Erich_Grunewald comments on Ilya Sutskever and Jan Leike resign from OpenAI [updated]

Erich_Grunewald 18 May 2024 20:46 UTC
6 points
2
Everything that happened since then has made it clear that this is not the case; that all these big flashy commitments like Superalignment were just safety-washing and virtue signaling. They were only going to do alignment work inasmuch as that didn’t interfere with racing full-speed towards greater capabilities.
It’s not clear to me that it was just safety-washing and virtue signaling. I think a better model is something like: there are competing factions within OAI that have different views, that have different interests, and that, as a result, prioritize scaling/productization/safety/etc. to varying degrees. Superalignment likely happened because (a) the safety faction (Ilya/Jan/etc.) wanted it, and (b) the Sam faction also wanted it, or tolerated it, or agreed to it due to perceived PR benefits (safety-washing), or let it happen as a result of internal negotiation/compromise, or something else, or some combination of these things.
If OAI as a whole was really only doing anything safety-adjacent for pure PR or virtue signaling reasons, I think its activities would have looked pretty different. For one, it probably would have focused much more on appeasing policymakers than on appeasing the median LessWrong user. (The typical policymaker doesn’t care about the superalignment effort, and likely hasn’t even heard of it.) It would also not be publishing niche (and good!) policy/governance research. Instead, it would probably spend that money on actual PR (e.g., marketing campaigns) and lobbying.
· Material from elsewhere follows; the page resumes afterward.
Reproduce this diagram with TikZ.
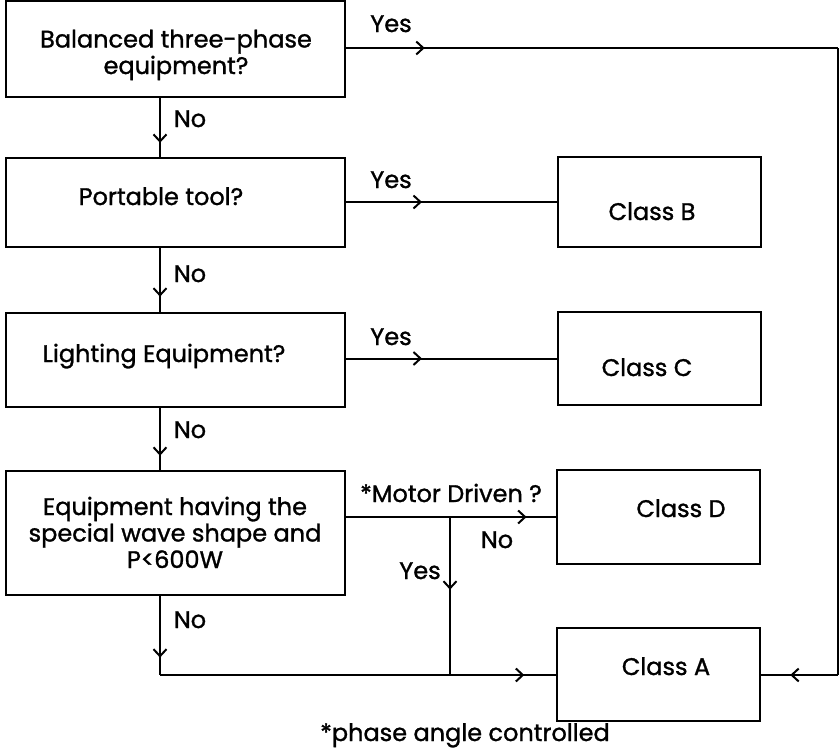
\documentclass[tikz,border=0pt]{standalone}
\usepackage{fontspec}
\setmainfont{Poppins}[FakeBold=1.2]
\usetikzlibrary{arrows.meta,decorations.markings}
\tikzset{
  box/.style={draw,line width=2pt,minimum width=#1,inner sep=0pt},
  lbl/.style={anchor=base,inner sep=0pt,font=\fontsize{24}{26}\selectfont},
  mlbl/.style={align=center,anchor=base,inner sep=0pt,font=\fontsize{24}{26.5}\selectfont},
  conn/.style={line width=2pt},
  midarr/.style={conn,postaction={decorate,decoration={markings,
      mark=at position #1 with {\arrow{Straight Barb[length=7pt,width=13pt,line width=2pt]}}}}}
}
\begin{document}
\begin{tikzpicture}[x=1pt,y=-1pt]
\useasboundingbox (0,0) rectangle (839,755);
% boxes
\node[box=339pt,minimum height=96pt] (b1) at (175.5,49) {};
\node[box=339pt,minimum height=89pt] (b2) at (175.5,202.5) {};
\node[box=339pt,minimum height=94pt] (b3) at (175.5,360) {};
\node[box=339pt,minimum height=124pt] (b4) at (175.5,533) {};
\node[box=203pt,minimum height=90pt] (cB) at (659.5,202) {};
\node[box=203pt,minimum height=93pt] (cC) at (659.5,358.5) {};
\node[box=203pt,minimum height=94pt] (cD) at (658.5,517) {};
\node[box=203pt,minimum height=93pt] (cA) at (658.5,674.5) {};
% texts
\node[mlbl] (t1) at (176,74) {Balanced three-phase\\equipment?};
\node[lbl] (t2) at (161,205) {Portable tool?};
\node[lbl] (t3) at (164,362) {Lighting Equipment?};
\node[mlbl] (t4) at (175,568) {Equipment having the\\special wave shape and\\P<600W};
\node[lbl] (tB) at (652,220) {Class B};
\node[lbl] (tC) at (647,376) {Class C};
\node[lbl] (tD) at (681,517) {Class D};
\node[lbl] (tA) at (666,675) {Class A};
% coordinates
\coordinate (vx) at (160,0);
\coordinate (tr) at (838,48);
\coordinate (br) at (838,675);
\coordinate (bl) at (160,675);
\coordinate (jt) at (450,517);
\coordinate (jb) at (450,675);
% connectors
\draw[midarr=0.16] (b1.east |- tr) -- (tr);
\draw[conn] (tr) -- (br);
\draw[midarr=0.62] (br) -- (cA.east |- br);
\draw[midarr=0.76] (b1.south -| vx) -- (b2.north -| vx);
\draw[midarr=0.76] (b2.south -| vx) -- (b3.north -| vx);
\draw[midarr=0.77] (b3.south -| vx) -- (b4.north -| vx);
\draw[midarr=0.78] (b4.south -| vx) -- (bl);
\draw[midarr=0.92] (bl) -- (cA.west |- bl);
\draw[midarr=0.36] (b2.east |- cB.west) -- (cB.west);
\draw[midarr=0.36] (b3.east |- cC.west) -- (cC.west);
\draw[midarr=0.86] (b4.east |- cD.west) -- (cD.west);
\draw[midarr=0.46] (jt) -- (jb);
% labels
\node[lbl] (y1) at (391,32) {Yes};
\node[lbl] (y2) at (391,188) {Yes};
\node[lbl] (y3) at (391,345) {Yes};
\node[lbl] (n1) at (190,127) {No};
\node[lbl] (n2) at (190,282) {No};
\node[lbl] (n3) at (190,438) {No};
\node[lbl] (n4) at (190,628) {No};
\node[lbl] (md) at (451,502) {*Motor Driven ?};
\node[lbl] (n5) at (497,548) {No};
\node[lbl] (y4) at (420,579) {Yes};
\node[lbl] (fn) at (465,741) {*phase angle controlled};
\end{tikzpicture}
\end{document}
I do think OAI has been tending more in that direction (that is, in the direction of safety-washing, and/or in the direction of just doing less safety stuff period). But it doesn’t seem to me like it was predestined. I.e., I don’t think it was “only going to do alignment work inasmuch as that didn’t interfere with racing full-speed towards greater capabilities”. Rather, it looks to me like things have tended that way as a result of external incentives (e.g., looming profit, Microsoft) and internal politics (in particular, the safety faction losing power). Things could have gone quite differently, especially if the board battle had turned out differently. Things could still change, the trend could still reverse, even though that seems improbable right now.
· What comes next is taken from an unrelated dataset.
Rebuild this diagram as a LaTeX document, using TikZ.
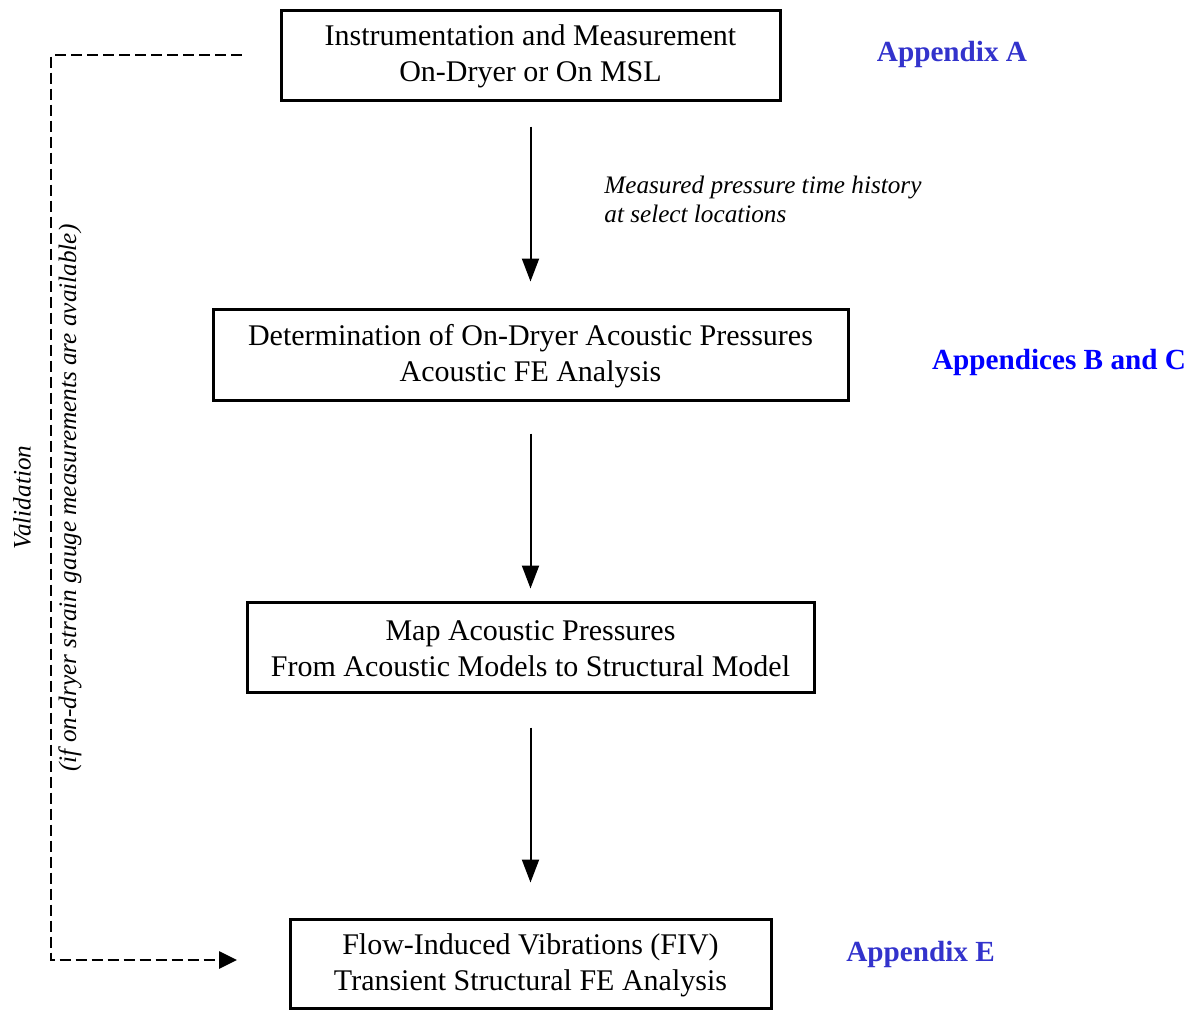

- Thane Ruthenis 18 May 2024 22:10 UTC
  9 points
  3
  Parent
  Superalignment likely happened because (a) the safety faction (Ilya/Jan/etc.) wanted it, and (b) the Sam faction also wanted it, or tolerated it, or agreed to it due to perceived PR benefits (safety-washing), or let it happen as a result of internal negotiation/compromise, or something else, or some combination of these things.
  Sure, that’s basically my model as well. But if the faction (b) only cares about alignment due to perceived PR benefits or in order to appease faction (a), and faction (b) turns out to have overriding power such that it can destroy or drive out faction (a) and then curtail all the alignment efforts, I think it’s fair to compress all that into “OpenAI’s alignment efforts are safety-washing”. If (b) has the real power within OpenAI, then OpenAI’s behavior and values can be approximately rounded off to (b)’s behavior and values, and (a) is a rounding error.
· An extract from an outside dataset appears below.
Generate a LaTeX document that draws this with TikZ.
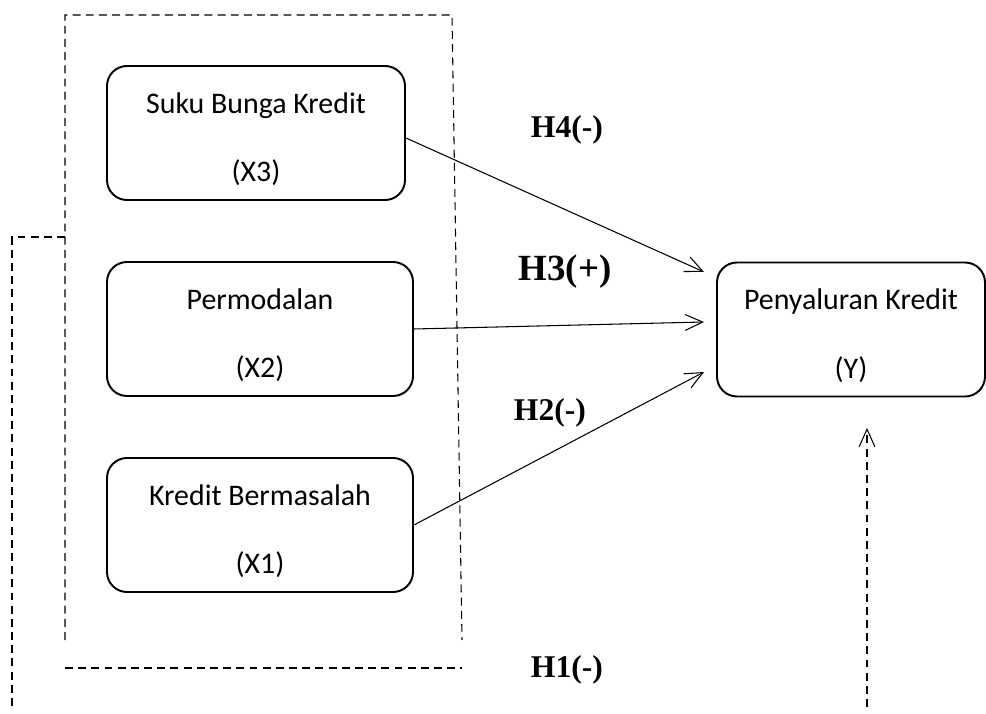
\documentclass[tikz,border=0pt]{standalone}
\usepackage{fontspec}
\setmainfont{Carlito}
\newfontfamily\hypfont{Liberation Serif}
\usepackage{tikz}
\usetikzlibrary{arrows.meta,positioning,calc}
\newcommand{\varlabel}[2]{\rule{0pt}{19pt}#1\\[19pt]#2}

\begin{document}
\begin{tikzpicture}[
  varbox/.style={rectangle, draw, rounded corners=0.4cm, line width=1.1pt, minimum width=6.12cm, minimum height=2.68cm, align=center, font=\fontsize{17}{20}\selectfont},
  hyp/.style={font=\hypfont\bfseries\fontsize{18}{20}\selectfont},
  link/.style={line width=0.6pt, -{Straight Barb[length=10pt,width=9pt]}},
  frame/.style={line width=0.6pt, dash pattern=on 4.5pt off 3pt}
]
\useasboundingbox (0,0) rectangle (19.72,14.26);

% Independent variables
\node[varbox, minimum width=5.96cm] (x3) at (5.12,11.6) {\varlabel{Suku Bunga Kredit}{(X3)}};
\node[varbox] (x2) at (5.2,7.68) {\varlabel{Permodalan}{(X2)}};
\node[varbox] (x1) at (5.2,3.76) {\varlabel{Kredit Bermasalah}{(X1)}};

% Dependent variable
\node[varbox, minimum width=5.36cm] (y) at (17.02,7.67) {\varlabel{Penyaluran Kredit}{(Y)}};

% Arrow targets in front of Y
\coordinate (in3) at ($(y.west)+(-0.24,1.15)$);
\coordinate (in2) at ($(y.west)+(-0.24,0.15)$);
\coordinate (in1) at ($(y.west)+(-0.24,-0.85)$);

% Hypothesis labels
\node[hyp] (h4) at (11.34,11.66) {H4(-)};
\node[hyp, font=\hypfont\bfseries\fontsize{21}{24}\selectfont] (h3) at (11.3,8.82) {H3(+)};
\node[hyp] (h2) at (11.0,6.0) {H2(-)};
\node[hyp] (h1) at (11.34,0.86) {H1(-)};

% Partial effects
\draw[link] ($(x3.east)+(0,-0.1)$) -- (in3);
\draw[link] (x2.east) -- (in2);
\draw[link] (x1.east) -- (in1);

% Simultaneous effect (dashed group)
\coordinate (gbl) at (1.3,1.46);
\coordinate (gtl) at (1.3,13.96);
\coordinate (gtr) at (9.04,13.96);
\coordinate (gbr) at (9.24,1.46);
\draw[frame] (gbl) -- (gtl) -- (gtr) -- (gbr);
\draw[frame] (1.3,0.9) -- (9.24,0.9);
\coordinate (lt) at (1.3,9.52);
\coordinate (lc) at (0.24,9.52);
\coordinate (lb) at (0.24,0.12);
\draw[frame] (lt) -- (lc) -- (lb);
\coordinate (rb) at (17.34,0.12);
\coordinate (rt) at (17.34,5.7);
\draw[frame, -{Straight Barb[length=10pt,width=9pt]}] (rb) -- (rt);

\end{tikzpicture}
\end{document}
  If OAI as a whole was really only doing anything safety-adjacent for pure PR or virtue signaling reasons, I think its activities would have looked pretty different
  Not if (b) is concerned about fortifying OpenAI against future challenges, such as hypothetical futures in which the AGI Doomsayers get their way and the government/the general public wakes up and tries to nationalize or ban AGI research. In that case, having a prepared, well-documented narrative of going above and beyond to ensure that their products are safe, well before any other parties woke up to the threat, will ensure that OpenAI is much more well-positioned to retain control over its research.
  (I interpret Sam Altman’s behavior at Congress as evidence for this kind of longer-term thinking. He didn’t try to downplay the dangers of AI, which would be easy and what someone myopically optimizing for short-term PR would do. He proactively brought up the concerns that future AI progress might awaken, getting ahead of it, and thereby established OpenAI as taking them seriously and put himself into the position to control/manage these concerns.)
  And it’s approximately what I would do, at least, if I were in charge of OpenAI and had a different model of AGI Ruin.
  And this is the potential plot whose partial failure I’m currently celebrating.